Scott v. Harris
Facts
A Georgia deputy tried to stop Harris for driving 73 miles per hour in a 55-mile-per-hour zone, but Harris fled, leading officers on a nighttime chase at speeds exceeding 85 miles per hour. During the pursuit, Harris evaded being boxed in at a shopping center, collided with Scott's police car, and sped away again, after which Scott took the lead. About six minutes and nearly ten miles into the chase, Scott used his push bumper on the rear of Harris's vehicle, causing Harris to lose control, leave the roadway, crash, and suffer severe injuries. A videotape in the record captured the chase and, according to the Court, showed Harris driving in a manner that posed an actual and imminent threat to others.
Issue
When ruling on summary judgment, must a court accept the nonmoving party's account when a videotape in the record blatantly contradicts that account? And under the Fourth Amendment, was Scott's use of force to end this dangerous high-speed chase objectively unreasonable?
Rule
At summary judgment, courts view facts in the light most favorable to the nonmoving party only where there is a genuine dispute; when one party's version is blatantly contradicted by the record so that no reasonable jury could believe it, a court should not adopt that version.

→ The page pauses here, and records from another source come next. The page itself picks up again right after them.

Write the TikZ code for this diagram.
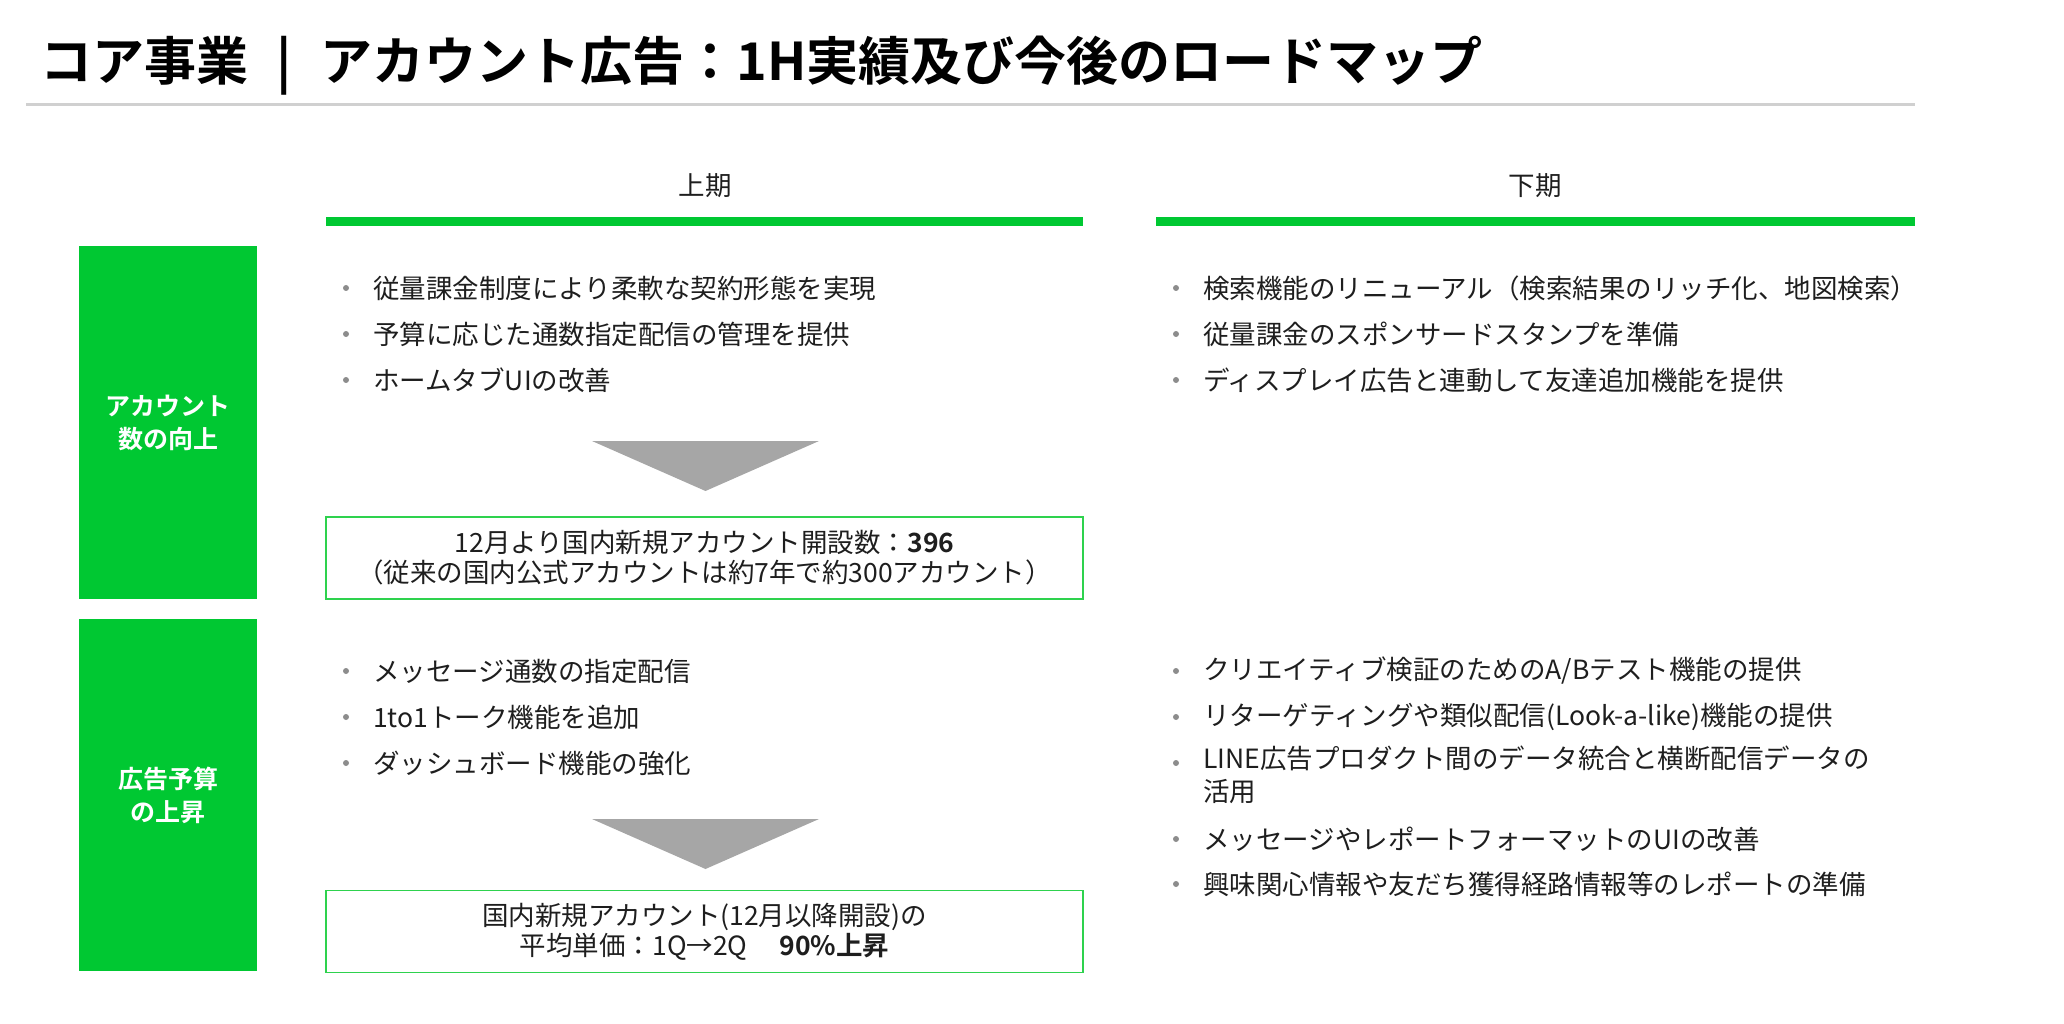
\documentclass[tikz,border=0pt]{standalone}
\usepackage{fontspec}
\setmainfont{Noto Sans CJK JP}[BoldFont={Noto Sans CJK JP Bold}]
\definecolor{lgreen}{HTML}{00C832}
\definecolor{bgreen}{HTML}{2ED24E}
\definecolor{tcol}{HTML}{1E1E1E}
\definecolor{dotgray}{HTML}{8C8C8C}
\definecolor{trigray}{HTML}{A6A6A6}
\definecolor{rulegray}{HTML}{D0D0D0}
\newcommand\bul[4]{%
  \node[bdot] (#1d) at (#2-27,#3) {};
  \node[txt] (#1) at (#2,#3) {#4};}
\begin{document}
\begin{tikzpicture}[x=1pt,y=-1pt,
  txt/.style={anchor=west,inner sep=0pt,align=left,font=\fontsize{26.5}{33}\selectfont,text=tcol},
  bdot/.style={circle,fill=dotgray,inner sep=0pt,minimum size=6pt},
  lab/.style={fill=lgreen,minimum width=178pt,minimum height=352pt,align=center,text=white,
    font=\fontsize{25}{33}\selectfont\bfseries,inner sep=0pt},
  resbox/.style={draw=bgreen,line width=1.8pt,minimum width=757pt,minimum height=82pt,
    align=center,inner sep=0pt,text=tcol,font=\fontsize{26.5}{30}\selectfont},
  hdr/.style={inner sep=0pt,text=tcol,font=\fontsize{26.5}{33}\selectfont},
  bar/.style={fill=lgreen,draw=none,minimum height=9pt,inner sep=0pt},
  tri/.style={fill=trigray,draw=none}
]
\useasboundingbox (0,0) rectangle (2064,1024);

% title and rule
\node[anchor=west,inner sep=0pt,font=\fontsize{52}{60}\selectfont\bfseries,text=black] (title) at (40,66)
  {コア事業\hspace{0.55em}|\hspace{0.55em}アカウント広告：1H実績及び今後のロードマップ};
\coordinate (ruleL) at (26,105);
\coordinate (ruleR) at (1915,105);
\draw[rulegray,line width=3pt] (ruleL) -- (ruleR);

% column headers
\node[hdr] (h1) at (705,186) {上期};
\node[hdr] (h2) at (1535,186) {下期};
\node[bar,minimum width=757pt] (bar1) at (704.5,221.5) {};
\node[bar,minimum width=759pt] (bar2) at (1535.5,221.5) {};

% row labels
\node[lab] (lab1) at (168,422.5) {アカウント\\数の向上};
\node[lab] (lab2) at (168,795) {広告予算\\の上昇};

% top-left bullets
\bul{a1}{373}{288}{従量課金制度により柔軟な契約形態を実現}
\bul{a2}{373}{334}{予算に応じた通数指定配信の管理を提供}
\bul{a3}{373}{380}{ホームタブUIの改善}

% arrow 1
\coordinate (t1a) at (592,441);
\coordinate (t1b) at (819,441);
\coordinate (t1c) at (705.5,491);
\fill[tri] (t1a) -- (t1b) -- (t1c) -- cycle;

\node[resbox] (res1) at (704.5,558)
  {12月より国内新規アカウント開設数：\textbf{396}\\（従来の国内公式アカウントは約7年で約300アカウント）};

% top-right bullets
\bul{b1}{1203}{288}{検索機能のリニューアル（検索結果のリッチ化、地図検索）}
\bul{b2}{1203}{334}{従量課金のスポンサードスタンプを準備}
\bul{b3}{1203}{380}{ディスプレイ広告と連動して友達追加機能を提供}

% bottom-left bullets
\bul{c1}{373}{671}{メッセージ通数の指定配信}
\bul{c2}{373}{717}{1to1トーク機能を追加}
\bul{c3}{373}{763}{ダッシュボード機能の強化}

% arrow 2
\coordinate (t2a) at (592,819);
\coordinate (t2b) at (819,819);
\coordinate (t2c) at (705.5,869);
\fill[tri] (t2a) -- (t2b) -- (t2c) -- cycle;

\node[resbox] (res2) at (704.5,931.5)
  {国内新規アカウント(12月以降開設)の\\平均単価：1Q→2Q\hspace{1.2em}\textbf{90\%上昇}};

% bottom-right bullets
\bul{d1}{1203}{671}{クリエイティブ検証のためのA/Bテスト機能の提供}
\bul{d2}{1203}{717}{リターゲティングや類似配信(Look-a-like)機能の提供}
\node[bdot] (d3d) at (1176,763) {};
\node[txt,anchor=north west] (d3) at (1203,746) {LINE広告プロダクト間のデータ統合と横断配信データの\\活用};
\bul{d4}{1203}{839}{メッセージやレポートフォーマットのUIの改善}
\bul{d5}{1203}{884}{興味関心情報や友だち獲得経路情報等のレポートの準備}
\end{tikzpicture}
\end{document}
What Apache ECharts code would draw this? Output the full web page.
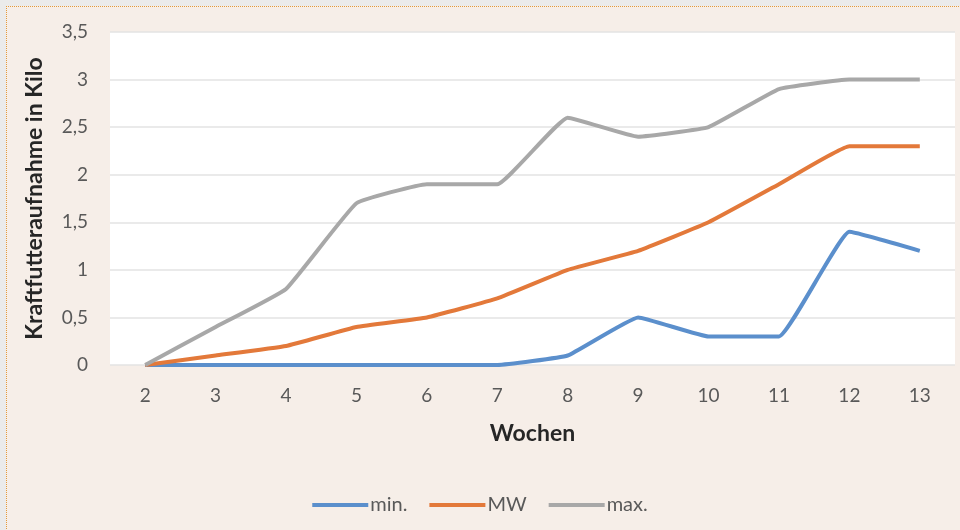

Under the Fourth Amendment, reasonableness is determined by balancing the nature and quality of the intrusion on the individual's interests against the governmental interests justifying it, and an officer's attempt to terminate a dangerous high-speed chase threatening innocent bystanders does not violate the Fourth Amendment even if it places the fleeing motorist at risk of serious injury or death.